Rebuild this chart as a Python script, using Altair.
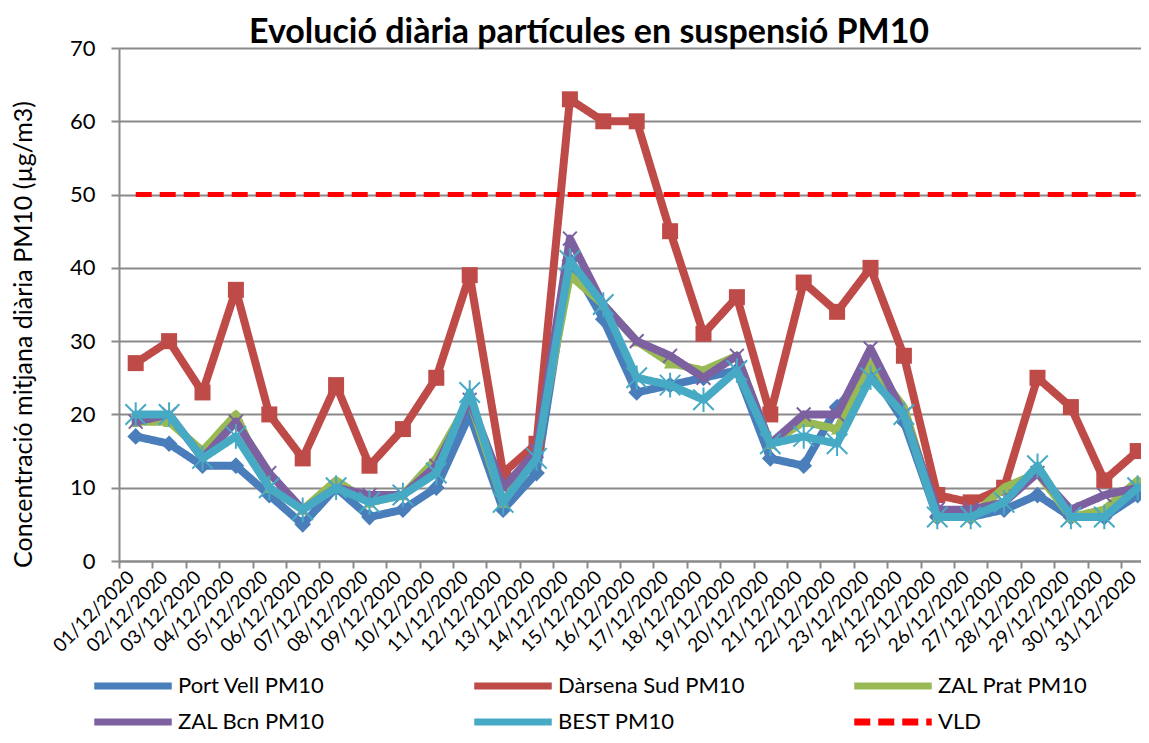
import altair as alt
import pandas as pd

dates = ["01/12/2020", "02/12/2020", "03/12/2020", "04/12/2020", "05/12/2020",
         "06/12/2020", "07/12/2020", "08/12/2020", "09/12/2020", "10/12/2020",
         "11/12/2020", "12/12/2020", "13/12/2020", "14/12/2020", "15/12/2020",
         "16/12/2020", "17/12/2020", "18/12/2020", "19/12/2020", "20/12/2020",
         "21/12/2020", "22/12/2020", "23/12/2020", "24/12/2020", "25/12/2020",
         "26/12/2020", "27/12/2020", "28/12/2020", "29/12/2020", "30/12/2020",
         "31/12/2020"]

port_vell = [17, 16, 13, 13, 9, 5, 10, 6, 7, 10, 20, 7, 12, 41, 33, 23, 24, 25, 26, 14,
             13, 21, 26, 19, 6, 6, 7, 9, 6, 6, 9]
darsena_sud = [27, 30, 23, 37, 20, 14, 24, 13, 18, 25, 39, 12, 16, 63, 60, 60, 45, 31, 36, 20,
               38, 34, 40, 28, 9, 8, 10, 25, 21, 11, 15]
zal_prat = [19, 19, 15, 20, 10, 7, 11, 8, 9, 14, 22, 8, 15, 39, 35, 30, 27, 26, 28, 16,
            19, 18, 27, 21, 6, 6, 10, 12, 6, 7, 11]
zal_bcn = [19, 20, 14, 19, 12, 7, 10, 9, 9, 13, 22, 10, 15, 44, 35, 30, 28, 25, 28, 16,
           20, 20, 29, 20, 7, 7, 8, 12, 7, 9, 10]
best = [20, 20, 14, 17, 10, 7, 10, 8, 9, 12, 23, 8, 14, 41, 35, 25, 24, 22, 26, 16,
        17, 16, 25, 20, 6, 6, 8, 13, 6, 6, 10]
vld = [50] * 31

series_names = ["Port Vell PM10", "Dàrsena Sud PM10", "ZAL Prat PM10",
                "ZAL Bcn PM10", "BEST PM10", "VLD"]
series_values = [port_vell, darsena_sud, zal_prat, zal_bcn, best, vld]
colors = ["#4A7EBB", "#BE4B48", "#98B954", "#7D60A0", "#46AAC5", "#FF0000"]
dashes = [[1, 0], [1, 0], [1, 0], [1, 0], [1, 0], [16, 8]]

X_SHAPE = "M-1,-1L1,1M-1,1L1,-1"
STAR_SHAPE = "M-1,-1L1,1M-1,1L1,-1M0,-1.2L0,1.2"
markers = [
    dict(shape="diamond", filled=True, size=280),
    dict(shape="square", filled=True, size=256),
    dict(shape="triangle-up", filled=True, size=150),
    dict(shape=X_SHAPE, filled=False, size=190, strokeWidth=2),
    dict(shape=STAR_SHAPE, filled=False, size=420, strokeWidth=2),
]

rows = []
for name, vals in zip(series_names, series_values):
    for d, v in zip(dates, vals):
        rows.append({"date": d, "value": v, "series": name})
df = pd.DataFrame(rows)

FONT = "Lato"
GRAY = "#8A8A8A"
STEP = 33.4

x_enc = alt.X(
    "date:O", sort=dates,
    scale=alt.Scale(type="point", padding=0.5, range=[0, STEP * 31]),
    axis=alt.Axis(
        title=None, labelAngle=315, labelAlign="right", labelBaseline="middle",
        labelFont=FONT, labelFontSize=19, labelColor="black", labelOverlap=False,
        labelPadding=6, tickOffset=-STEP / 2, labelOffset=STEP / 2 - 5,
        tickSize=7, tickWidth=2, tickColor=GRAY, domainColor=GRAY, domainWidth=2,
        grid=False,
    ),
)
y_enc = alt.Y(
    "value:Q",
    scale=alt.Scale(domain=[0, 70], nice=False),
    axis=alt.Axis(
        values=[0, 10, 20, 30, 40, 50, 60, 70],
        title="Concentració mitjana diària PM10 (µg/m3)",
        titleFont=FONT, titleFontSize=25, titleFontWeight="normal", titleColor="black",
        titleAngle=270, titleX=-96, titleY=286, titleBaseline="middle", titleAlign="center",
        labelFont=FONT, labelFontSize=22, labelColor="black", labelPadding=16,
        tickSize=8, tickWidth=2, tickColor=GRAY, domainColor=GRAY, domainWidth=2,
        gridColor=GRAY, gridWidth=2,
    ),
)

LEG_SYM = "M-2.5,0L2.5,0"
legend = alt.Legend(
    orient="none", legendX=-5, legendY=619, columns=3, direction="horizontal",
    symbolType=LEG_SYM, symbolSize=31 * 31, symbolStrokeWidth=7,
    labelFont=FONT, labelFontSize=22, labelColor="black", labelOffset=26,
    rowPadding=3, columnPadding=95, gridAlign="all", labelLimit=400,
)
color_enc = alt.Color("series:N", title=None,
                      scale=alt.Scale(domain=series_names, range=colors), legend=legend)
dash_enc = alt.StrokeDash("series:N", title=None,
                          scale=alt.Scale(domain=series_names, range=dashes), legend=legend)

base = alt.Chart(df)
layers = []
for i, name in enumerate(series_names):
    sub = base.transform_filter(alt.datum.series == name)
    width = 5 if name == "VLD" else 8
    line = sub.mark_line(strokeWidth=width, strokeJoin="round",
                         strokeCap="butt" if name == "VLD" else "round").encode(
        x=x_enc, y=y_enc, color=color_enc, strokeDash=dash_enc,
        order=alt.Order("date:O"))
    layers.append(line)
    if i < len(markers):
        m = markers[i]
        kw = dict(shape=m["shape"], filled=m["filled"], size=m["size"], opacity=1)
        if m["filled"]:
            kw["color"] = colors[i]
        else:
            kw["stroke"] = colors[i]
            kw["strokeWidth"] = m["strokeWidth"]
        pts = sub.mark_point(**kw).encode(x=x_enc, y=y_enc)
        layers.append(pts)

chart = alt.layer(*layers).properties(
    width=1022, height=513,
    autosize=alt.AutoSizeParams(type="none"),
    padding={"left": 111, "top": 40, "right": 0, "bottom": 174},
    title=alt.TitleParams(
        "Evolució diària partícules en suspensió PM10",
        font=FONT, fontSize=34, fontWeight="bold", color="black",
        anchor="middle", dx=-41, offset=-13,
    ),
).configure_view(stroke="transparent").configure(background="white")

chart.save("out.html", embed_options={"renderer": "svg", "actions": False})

______________________________

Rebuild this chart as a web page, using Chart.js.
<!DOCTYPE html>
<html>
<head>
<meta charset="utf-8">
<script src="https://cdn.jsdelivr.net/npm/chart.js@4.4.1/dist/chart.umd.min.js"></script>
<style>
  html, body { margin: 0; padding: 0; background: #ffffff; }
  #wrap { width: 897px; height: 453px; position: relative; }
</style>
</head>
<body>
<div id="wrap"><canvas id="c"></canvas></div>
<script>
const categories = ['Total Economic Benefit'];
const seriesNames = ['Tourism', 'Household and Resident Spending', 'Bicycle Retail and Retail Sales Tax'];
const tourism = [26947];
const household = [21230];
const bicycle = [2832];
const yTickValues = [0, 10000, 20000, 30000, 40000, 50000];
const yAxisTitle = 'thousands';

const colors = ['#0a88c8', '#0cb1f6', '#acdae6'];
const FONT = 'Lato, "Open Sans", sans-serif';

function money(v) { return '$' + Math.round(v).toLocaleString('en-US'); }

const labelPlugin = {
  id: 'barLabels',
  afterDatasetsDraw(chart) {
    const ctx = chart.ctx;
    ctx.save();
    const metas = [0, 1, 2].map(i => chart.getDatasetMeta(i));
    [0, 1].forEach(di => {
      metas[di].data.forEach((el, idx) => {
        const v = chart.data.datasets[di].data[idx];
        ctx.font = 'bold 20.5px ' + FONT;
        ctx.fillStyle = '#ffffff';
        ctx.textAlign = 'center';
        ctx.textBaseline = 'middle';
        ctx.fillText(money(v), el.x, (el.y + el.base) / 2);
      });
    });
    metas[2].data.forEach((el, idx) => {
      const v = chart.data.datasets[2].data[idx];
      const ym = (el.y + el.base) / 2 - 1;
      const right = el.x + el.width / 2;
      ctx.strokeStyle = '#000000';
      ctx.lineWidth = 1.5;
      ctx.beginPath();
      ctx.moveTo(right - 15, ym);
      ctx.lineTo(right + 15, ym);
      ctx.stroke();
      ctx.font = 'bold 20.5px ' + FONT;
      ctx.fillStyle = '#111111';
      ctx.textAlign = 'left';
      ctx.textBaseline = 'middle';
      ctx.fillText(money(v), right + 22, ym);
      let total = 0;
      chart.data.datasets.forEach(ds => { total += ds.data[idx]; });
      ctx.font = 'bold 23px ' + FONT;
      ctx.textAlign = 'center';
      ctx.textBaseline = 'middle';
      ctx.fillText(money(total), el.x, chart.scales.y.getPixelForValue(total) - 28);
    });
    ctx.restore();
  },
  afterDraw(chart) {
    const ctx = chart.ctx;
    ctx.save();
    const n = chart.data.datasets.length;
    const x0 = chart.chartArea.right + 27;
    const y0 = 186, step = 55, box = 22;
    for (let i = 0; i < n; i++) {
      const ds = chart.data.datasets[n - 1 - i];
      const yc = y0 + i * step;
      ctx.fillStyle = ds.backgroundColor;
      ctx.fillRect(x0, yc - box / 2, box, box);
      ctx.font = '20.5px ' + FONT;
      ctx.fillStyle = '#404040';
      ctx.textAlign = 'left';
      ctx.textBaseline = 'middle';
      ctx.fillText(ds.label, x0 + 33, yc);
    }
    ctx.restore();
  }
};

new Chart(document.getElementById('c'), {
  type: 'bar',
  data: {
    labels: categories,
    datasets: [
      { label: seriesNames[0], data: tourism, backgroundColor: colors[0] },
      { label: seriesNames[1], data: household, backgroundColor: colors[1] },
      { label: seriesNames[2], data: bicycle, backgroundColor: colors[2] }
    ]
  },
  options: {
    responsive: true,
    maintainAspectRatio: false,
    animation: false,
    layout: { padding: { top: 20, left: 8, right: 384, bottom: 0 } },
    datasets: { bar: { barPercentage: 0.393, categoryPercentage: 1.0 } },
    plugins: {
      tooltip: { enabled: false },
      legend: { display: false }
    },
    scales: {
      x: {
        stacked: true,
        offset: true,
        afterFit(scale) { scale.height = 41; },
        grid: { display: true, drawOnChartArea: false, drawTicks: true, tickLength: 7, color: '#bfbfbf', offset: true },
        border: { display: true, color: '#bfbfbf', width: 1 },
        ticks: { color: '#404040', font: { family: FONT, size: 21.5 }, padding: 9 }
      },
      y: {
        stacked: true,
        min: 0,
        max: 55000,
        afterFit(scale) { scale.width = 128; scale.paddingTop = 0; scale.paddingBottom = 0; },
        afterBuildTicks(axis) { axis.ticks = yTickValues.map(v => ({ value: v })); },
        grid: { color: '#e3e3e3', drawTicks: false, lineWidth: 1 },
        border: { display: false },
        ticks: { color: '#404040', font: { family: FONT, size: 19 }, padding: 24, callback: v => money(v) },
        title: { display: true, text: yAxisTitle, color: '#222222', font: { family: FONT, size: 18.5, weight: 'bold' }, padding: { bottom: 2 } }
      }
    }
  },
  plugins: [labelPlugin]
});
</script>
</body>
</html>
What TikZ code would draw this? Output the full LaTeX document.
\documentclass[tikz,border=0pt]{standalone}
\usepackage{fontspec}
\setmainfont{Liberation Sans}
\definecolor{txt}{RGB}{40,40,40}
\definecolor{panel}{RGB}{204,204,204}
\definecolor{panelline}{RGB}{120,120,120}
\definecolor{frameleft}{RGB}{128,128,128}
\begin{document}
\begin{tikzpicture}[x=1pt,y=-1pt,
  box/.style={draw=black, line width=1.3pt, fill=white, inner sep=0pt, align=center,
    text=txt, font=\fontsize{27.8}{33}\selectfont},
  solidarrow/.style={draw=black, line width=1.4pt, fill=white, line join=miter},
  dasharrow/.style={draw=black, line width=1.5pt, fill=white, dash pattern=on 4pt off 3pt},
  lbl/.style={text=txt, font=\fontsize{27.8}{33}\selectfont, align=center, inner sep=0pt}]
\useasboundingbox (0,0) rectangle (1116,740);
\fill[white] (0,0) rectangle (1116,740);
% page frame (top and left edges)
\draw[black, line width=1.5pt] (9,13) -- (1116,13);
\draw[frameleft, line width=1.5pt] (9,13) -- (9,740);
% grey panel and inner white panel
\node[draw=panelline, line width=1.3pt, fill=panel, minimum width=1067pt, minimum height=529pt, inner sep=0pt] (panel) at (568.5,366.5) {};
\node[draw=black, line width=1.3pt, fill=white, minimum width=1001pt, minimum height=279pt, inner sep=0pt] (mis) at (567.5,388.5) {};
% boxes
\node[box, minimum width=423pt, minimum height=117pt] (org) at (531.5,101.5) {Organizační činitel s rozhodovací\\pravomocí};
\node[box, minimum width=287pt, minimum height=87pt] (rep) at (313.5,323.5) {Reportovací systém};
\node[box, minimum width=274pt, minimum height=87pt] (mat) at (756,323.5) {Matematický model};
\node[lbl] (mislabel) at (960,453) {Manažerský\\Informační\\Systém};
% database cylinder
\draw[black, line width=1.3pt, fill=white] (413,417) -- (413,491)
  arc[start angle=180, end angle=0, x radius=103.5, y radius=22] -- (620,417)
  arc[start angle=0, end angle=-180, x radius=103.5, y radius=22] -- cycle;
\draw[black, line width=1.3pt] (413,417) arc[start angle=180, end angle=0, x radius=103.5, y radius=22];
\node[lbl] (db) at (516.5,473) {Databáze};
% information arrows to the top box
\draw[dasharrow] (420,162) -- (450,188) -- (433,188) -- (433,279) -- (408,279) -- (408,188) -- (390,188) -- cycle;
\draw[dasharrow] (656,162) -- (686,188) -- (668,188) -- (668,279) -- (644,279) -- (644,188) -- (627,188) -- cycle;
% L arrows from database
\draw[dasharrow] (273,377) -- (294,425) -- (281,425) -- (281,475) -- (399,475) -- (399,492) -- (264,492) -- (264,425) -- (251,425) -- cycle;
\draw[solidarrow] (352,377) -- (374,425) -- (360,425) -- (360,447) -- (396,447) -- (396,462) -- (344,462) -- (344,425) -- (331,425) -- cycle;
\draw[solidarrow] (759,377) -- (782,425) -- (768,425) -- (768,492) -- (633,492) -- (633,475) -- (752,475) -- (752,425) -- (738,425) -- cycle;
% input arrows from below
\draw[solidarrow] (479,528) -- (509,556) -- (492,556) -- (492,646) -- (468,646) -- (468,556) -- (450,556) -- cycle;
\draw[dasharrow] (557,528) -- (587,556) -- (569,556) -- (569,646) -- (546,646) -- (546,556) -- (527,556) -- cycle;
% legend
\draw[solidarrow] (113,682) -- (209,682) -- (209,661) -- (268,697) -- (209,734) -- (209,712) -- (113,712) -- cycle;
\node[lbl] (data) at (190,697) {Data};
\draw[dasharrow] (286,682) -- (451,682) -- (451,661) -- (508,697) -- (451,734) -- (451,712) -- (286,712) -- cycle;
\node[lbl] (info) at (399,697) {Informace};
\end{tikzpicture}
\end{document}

______________________________

Work to do -> Find every line in the records above that contains the word "script", and copy each one.

Result for this exercise ->
Rebuild this chart as a Python script, using Altair.
<script src="https://cdn.jsdelivr.net/npm/chart.js@4.4.1/dist/chart.umd.min.js"></script>
<script>
</script>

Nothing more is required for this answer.